• _TASK INSTRUCTIONS_: Write out, word for word, every line from the first one through the line that holds "4000, 4000, 4000, 4000, 4000, 2000];", and nothing else; skip the pictures.
☆ ☆ ☆ ☆
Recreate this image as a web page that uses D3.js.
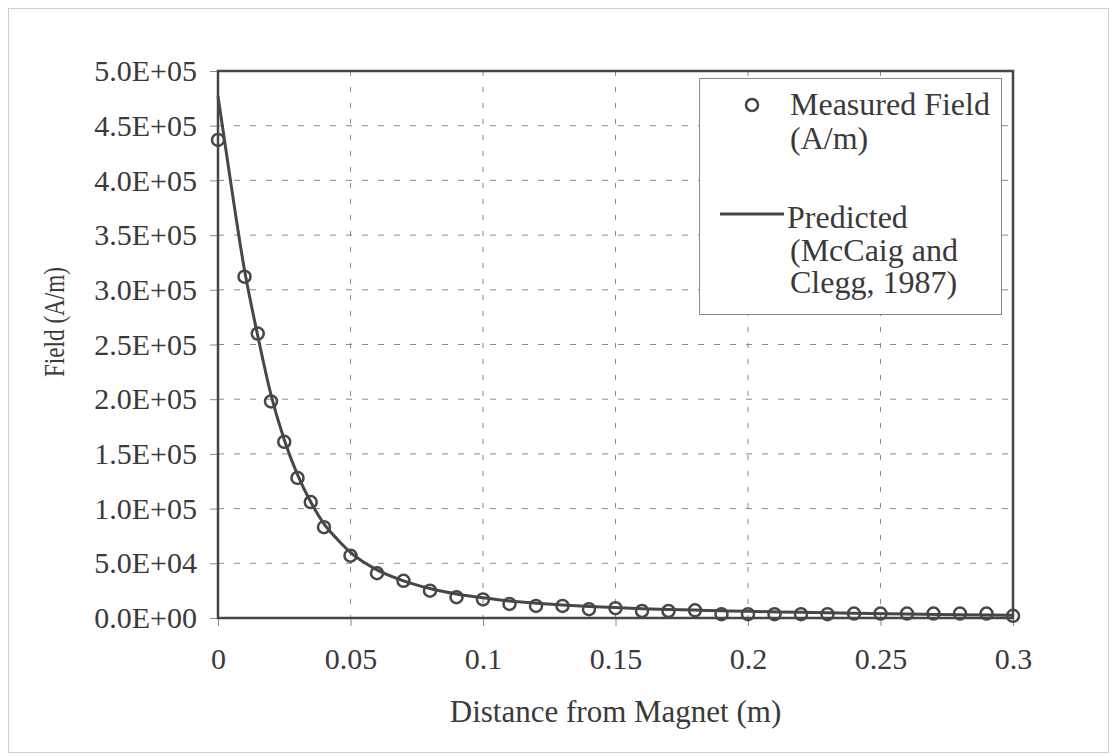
<!DOCTYPE html>
<html lang="en">
<head>
<meta charset="utf-8">
<title>Field vs distance from magnet</title>
<script src="https://d3js.org/d3.v7.min.js"></script>
<style>
  body { margin: 0; background: #fff; }
  svg { display: block; font-family: "Liberation Serif", "Times New Roman", serif; }
  .axis text { fill: #3a3a3a; font-size: 30px; }
  .axis line { stroke: #8a8a8a; }
  .axis path { display: none; }
</style>
</head>
<body>
<svg id="chart"></svg>
<script>
// measured field (A/m) vs distance (m)
var measuredX = [0, 0.01, 0.015, 0.02, 0.025, 0.03, 0.035, 0.04, 0.05, 0.06, 0.07, 0.08, 0.09, 0.1,
                 0.11, 0.12, 0.13, 0.14, 0.15, 0.16, 0.17, 0.18, 0.19, 0.2, 0.21, 0.22, 0.23, 0.24,
                 0.25, 0.26, 0.27, 0.28, 0.29, 0.3];
var measuredY = [437000, 312000, 260000, 198000, 161000, 128000, 106000, 83000, 57000, 41000, 34000, 25000, 19000, 17000,
                 12800, 11000, 11000, 8000, 9000, 6400, 6400, 7000, 3500, 3500, 3500, 3500, 3500, 4000,
                 4000, 4000, 4000, 4000, 4000, 2000];

// predicted (McCaig and Clegg, 1987)
var predictedX = [0, 0.005, 0.01, 0.015, 0.02, 0.025, 0.03, 0.035, 0.04, 0.045, 0.05, 0.06, 0.07, 0.08, 0.09, 0.1,
                  0.11, 0.12, 0.13, 0.14, 0.15, 0.16, 0.17, 0.18, 0.19, 0.2, 0.22, 0.24, 0.26, 0.28, 0.3];
var predictedY = [477000, 395000, 318000, 258000, 204000, 163000, 131000, 106000, 86000, 72000, 60000, 44000, 34000, 27000, 22000, 18500,
                  15500, 13500, 11800, 10500, 9500, 8500, 7800, 7200, 6600, 6100, 5200, 4300, 3600, 3000, 2500];

var xTicks = [0, 0.05, 0.1, 0.15, 0.2, 0.25, 0.3];
var xTickLabels = ["0", "0.05", "0.1", "0.15", "0.2", "0.25", "0.3"];
var yTicks = [0, 50000, 100000, 150000, 200000, 250000, 300000, 350000, 400000, 450000, 500000];
var yTickLabels = ["0.0E+00", "5.0E+04", "1.0E+05", "1.5E+05", "2.0E+05", "2.5E+05",
                   "3.0E+05", "3.5E+05", "4.0E+05", "4.5E+05", "5.0E+05"];

var width = 1117, height = 756;
var plotLeft = 218, plotRight = 1013, plotTop = 71, plotBottom = 618;

var svg = d3.select('#chart').attr('width', width).attr('height', height);

// page border
svg.append('rect').attr('x', 8.5).attr('y', 8.5).attr('width', 1100).attr('height', 744)
   .attr('fill', 'none').attr('stroke', '#cfcfcf').attr('stroke-width', 1);

var x = d3.scaleLinear().domain([0, 0.3]).range([plotLeft, plotRight]);
var y = d3.scaleLinear().domain([0, 500000]).range([plotBottom, plotTop]);

// grid
var grid = svg.append('g');
grid.selectAll('.hgrid').data(yTicks.slice(1, -1)).enter().append('line')
    .attr('x1', plotLeft).attr('x2', plotRight)
    .attr('y1', function (d) { return y(d); }).attr('y2', function (d) { return y(d); })
    .attr('stroke', '#8a8a8a').attr('stroke-width', 1).attr('stroke-dasharray', '6,10');
grid.selectAll('.vgrid').data(xTicks.slice(1, -1)).enter().append('line')
    .attr('y1', plotTop).attr('y2', plotBottom)
    .attr('x1', function (d) { return x(d); }).attr('x2', function (d) { return x(d); })
    .attr('stroke', '#8a8a8a').attr('stroke-width', 1).attr('stroke-dasharray', '5,11');

// axes
var yAxis = svg.append('g').attr('class', 'axis').attr('transform', 'translate(' + plotLeft + ',0)')
   .call(d3.axisLeft(y).tickValues(yTicks).tickSize(8).tickPadding(13)
         .tickFormat(function (d, i) { return yTickLabels[i]; }));
yAxis.attr('font-family', null).attr('font-size', null);
yAxis.selectAll('text').attr('dy', '0.32em');

var xAxis = svg.append('g').attr('class', 'axis').attr('transform', 'translate(0,' + plotBottom + ')')
   .call(d3.axisBottom(x).tickValues(xTicks).tickSize(8)
         .tickFormat(function (d, i) { return xTickLabels[i]; }));
xAxis.attr('font-family', null).attr('font-size', null);
xAxis.selectAll('text').attr('y', 51).attr('dy', 0);

// plot frame
svg.append('rect').attr('x', plotLeft).attr('y', plotTop)
   .attr('width', plotRight - plotLeft).attr('height', plotBottom - plotTop)
   .attr('fill', 'none').attr('stroke', '#454545').attr('stroke-width', 2.5);

// predicted line
var line = d3.line()
    .x(function (d) { return x(d[0]); })
    .y(function (d) { return y(d[1]); })
    .curve(d3.curveMonotoneX);
svg.append('path').datum(d3.zip(predictedX, predictedY))
   .attr('d', line).attr('fill', 'none').attr('stroke', '#474747').attr('stroke-width', 3);

// measured points
svg.selectAll('.pt').data(d3.zip(measuredX, measuredY)).enter().append('circle')
   .attr('cx', function (d) { return x(d[0]); })
   .attr('cy', function (d) { return y(d[1]); })
   .attr('r', 6)
   .attr('fill', 'none').attr('stroke', '#474747').attr('stroke-width', 2.5);

// axis titles
svg.append('text').attr('x', (plotLeft + plotRight) / 2).attr('y', 722)
   .attr('text-anchor', 'middle').attr('font-size', 31).attr('fill', '#3a3a3a')
   .text('Distance from Magnet (m)');
// scanned original is squeezed along this label, so narrow it a bit
svg.append('text').attr('transform', 'translate(64,322) rotate(-90) scale(0.8,1)')
   .attr('text-anchor', 'middle').attr('font-size', 29).attr('fill', '#3a3a3a')
   .text('Field (A/m)');

// legend
var lg = svg.append('g');
lg.append('rect').attr('x', 699.5).attr('y', 78.5).attr('width', 302).attr('height', 236)
  .attr('fill', '#fff').attr('stroke', '#8a8a8a').attr('stroke-width', 1);
lg.append('circle').attr('cx', 752).attr('cy', 105).attr('r', 6)
  .attr('fill', 'none').attr('stroke', '#474747').attr('stroke-width', 2.5);
lg.append('line').attr('x1', 720).attr('x2', 784).attr('y1', 214).attr('y2', 214)
  .attr('stroke', '#474747').attr('stroke-width', 3);
var legendLines = [
  { text: 'Measured Field', x: 790, y: 115 },
  { text: '(A/m)', x: 790, y: 149 },
  { text: 'Predicted', x: 787, y: 228 },
  { text: '(McCaig and', x: 790, y: 261 },
  { text: 'Clegg, 1987)', x: 790, y: 293 }
];
lg.selectAll('.lt').data(legendLines).enter().append('text')
  .attr('x', function (d) { return d.x; }).attr('y', function (d) { return d.y; })
  .attr('font-size', 32).attr('fill', '#3a3a3a')
  .text(function (d) { return d.text; });
</script>
</body>
</html>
☆ ☆ ☆ ☆
• _RESPONSE TO THIS EXERCISE_:
Recreate this image as a web page that uses D3.js.
<!DOCTYPE html>
<html lang="en">
<head>
<meta charset="utf-8">
<title>Field vs distance from magnet</title>
<script src="https://d3js.org/d3.v7.min.js"></script>
<style>
  body { margin: 0; background: #fff; }
  svg { display: block; font-family: "Liberation Serif", "Times New Roman", serif; }
  .axis text { fill: #3a3a3a; font-size: 30px; }
  .axis line { stroke: #8a8a8a; }
  .axis path { display: none; }
</style>
</head>
<body>
<svg id="chart"></svg>
<script>
// measured field (A/m) vs distance (m)
var measuredX = [0, 0.01, 0.015, 0.02, 0.025, 0.03, 0.035, 0.04, 0.05, 0.06, 0.07, 0.08, 0.09, 0.1,
                 0.11, 0.12, 0.13, 0.14, 0.15, 0.16, 0.17, 0.18, 0.19, 0.2, 0.21, 0.22, 0.23, 0.24,
                 0.25, 0.26, 0.27, 0.28, 0.29, 0.3];
var measuredY = [437000, 312000, 260000, 198000, 161000, 128000, 106000, 83000, 57000, 41000, 34000, 25000, 19000, 17000,
                 12800, 11000, 11000, 8000, 9000, 6400, 6400, 7000, 3500, 3500, 3500, 3500, 3500, 4000,
                 4000, 4000, 4000, 4000, 4000, 2000];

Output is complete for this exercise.